Sofia (aka Assassin's Bullet)

SOFIA (2012)

Directed by: Isaac Florentine
Written by: Hans Feuersinger & Nancy L. Babine
Starring: Christian Slater, Elika Portnoy, Timothy Spall & Donald Sutherland

Director Isaac Florentine takes a break from crafting bad ass action films (Undisputed 2 & 3, Ninja 1 & 2), to try his hand at a dramatic thriller (don’t worry, there are still a couple of high impact action scenes) with, unfortunately, somewhat disappointing results. Slater is Robert Diggs a former top FBI agent now living a quieter life in Sofia, Bulgaria as a cultural attaché. When an assassin starts taking out vigilante vengeance on the FBI’s most wanted list, Diggs’ boss (Sutherland) ropes him back into service to find out what the hell is going on. Meanwhile, Timothy Spall is a rather creepy psychiatrist treating a young woman (Portnoy) who is suffering from severe blackouts. Spall also happens to be Diggs’ best mate with the two frequenting a local belly dancing bar (!), where Diggs strikes up a romance with one of the dancers (also Portnoy). Soon Diggs’ personal life becomes entangled with the hunt for the assassin and mucho intrigue and a shed load of belly dancing ensue all leading to a twist that is obvious from about ten minutes in.
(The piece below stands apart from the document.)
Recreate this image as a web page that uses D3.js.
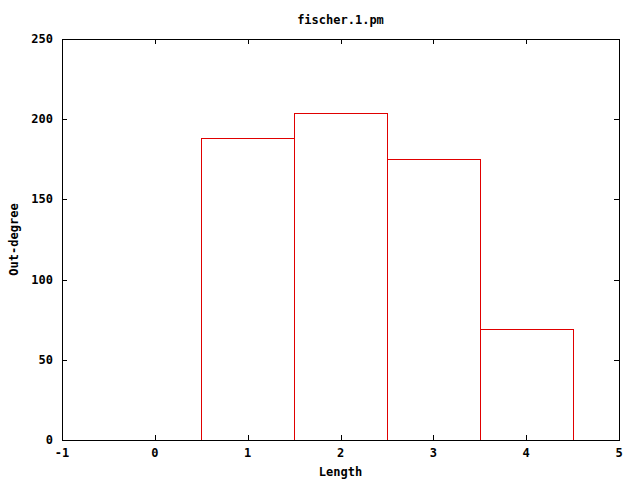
<!DOCTYPE html>
<html>
<head>
<meta charset="utf-8">
<script src="https://cdn.jsdelivr.net/npm/d3@7"></script>
<style>
body { margin: 0; background: #fff; }
text { font-family: "DejaVu Sans Mono", monospace; font-weight: bold; font-size: 12px; fill: #000; }
</style>
</head>
<body>
<svg id="chart" width="640" height="480"></svg>
<script>
// bar data
var lengths = [1, 2, 3, 4]
var outDegree = [188, 204, 175, 69]
var xTicks = [-1, 0, 1, 2, 3, 4, 5]
var yTicks = [0, 50, 100, 150, 200, 250]

var plotL = 62, plotR = 619, plotT = 39, plotB = 440
var tickLen = 5

var svg = d3.select("#chart")

var x = d3.scaleLinear().domain([-1, 5]).range([plotL, plotR])
var y = d3.scaleLinear().domain([0, 250]).range([plotB, plotT])

// ticks on all four sides, pointing inwards
var g = svg.append("g").attr("stroke", "#000").attr("stroke-width", 1)
    .attr("shape-rendering", "crispEdges")

g.selectAll(".xb").data(xTicks).enter().append("line")
    .attr("x1", d => Math.round(x(d)) + 0.5).attr("x2", d => Math.round(x(d)) + 0.5)
    .attr("y1", plotB).attr("y2", plotB - tickLen)
g.selectAll(".xt").data(xTicks).enter().append("line")
    .attr("x1", d => Math.round(x(d)) + 0.5).attr("x2", d => Math.round(x(d)) + 0.5)
    .attr("y1", plotT).attr("y2", plotT + tickLen)
g.selectAll(".yl").data(yTicks).enter().append("line")
    .attr("y1", d => Math.round(y(d)) + 0.5).attr("y2", d => Math.round(y(d)) + 0.5)
    .attr("x1", plotL).attr("x2", plotL + tickLen)
g.selectAll(".yr").data(yTicks).enter().append("line")
    .attr("y1", d => Math.round(y(d)) + 0.5).attr("y2", d => Math.round(y(d)) + 0.5)
    .attr("x1", plotR).attr("x2", plotR - tickLen)

// frame
svg.append("rect")
    .attr("x", plotL + 0.5).attr("y", plotT + 0.5)
    .attr("width", plotR - plotL).attr("height", plotB - plotT)
    .attr("fill", "none").attr("stroke", "#000")
    .attr("shape-rendering", "crispEdges")

// bars: width 1 centred on each length, open at the bottom
svg.selectAll(".bar").data(lengths).enter().append("path")
    .attr("class", "bar")
    .attr("d", function(d, i) {
        var x0 = Math.round(x(d - 0.5)) + 0.5
        var x1 = Math.round(x(d + 0.5)) + 0.5
        var y0 = Math.round(y(outDegree[i])) + 0.5
        return "M" + x0 + "," + plotB + "V" + y0 + "H" + x1 + "V" + plotB
    })
    .attr("fill", "none")
    .attr("stroke", "#e00000")
    .attr("stroke-width", 1)
    .attr("shape-rendering", "crispEdges")

// tick labels
svg.selectAll(".xl").data(xTicks).enter().append("text")
    .attr("x", d => x(d)).attr("y", plotB + 17)
    .attr("text-anchor", "middle")
    .text(d => d)

svg.selectAll(".ylab").data(yTicks).enter().append("text")
    .attr("x", plotL - 9).attr("y", d => y(d) + 4)
    .attr("text-anchor", "end")
    .text(d => d)

// titles
svg.append("text").attr("x", (plotL + plotR) / 2).attr("y", 24)
    .attr("text-anchor", "middle").text("fischer.1.pm")
svg.append("text").attr("x", (plotL + plotR) / 2).attr("y", 476)
    .attr("text-anchor", "middle").text("Length")
svg.append("text")
    .attr("transform", "translate(18," + ((plotT + plotB) / 2) + ") rotate(-90)")
    .attr("text-anchor", "middle").text("Out-degree")
</script>
</body>
</html>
While it’s great to see Florentine trying his hand a something other than awesome martial arts action, Sofia will most likely be a massive let down to his fans. It’s certainly got a good cast, some nice locations and is impressively shot but the muddled, uninteresting script hampers proceedings from the get go with far too much time spent on Slater being seduced by the belly dancing charms of Portnoy (seriously, there is so much belly dancing in this film it may as well have been a documentary about the dance!). After a pretty cool opening featuring the black clad assassin taking out a group of targets (and making one believe they are in for a fun action ride) proceedings slip into drudgery as we watch belly dance after belly dance, see Slater become more confused by what’s going on (much like the viewer!) and witness Sutherland hamming it up and having fun in his extended cameo (one of the more enjoyable aspects of the film). 

Unfortunately the film can’t help but slip into a dull grind and the ensuing conspiracy is just not as exciting or as sexy as it thinks it is. Slater does try his best and there is no doubting Florentine’s direction is slick. Fortunately, there a couple of the director’s trademark action beats  to liven things up with the aforementioned kill scene and an extended action blowout near the end where the assassin attempts to complete their killing mission. As always with Florentine, the action is fluid and exciting and features some polished choreography: there just should have been more of it and less of the belly dancing. Good to see Florentine attempting the conspiracy thriller genre and while there are flashes of excitement, Sofia disappointingly fizzles when it should sizzle.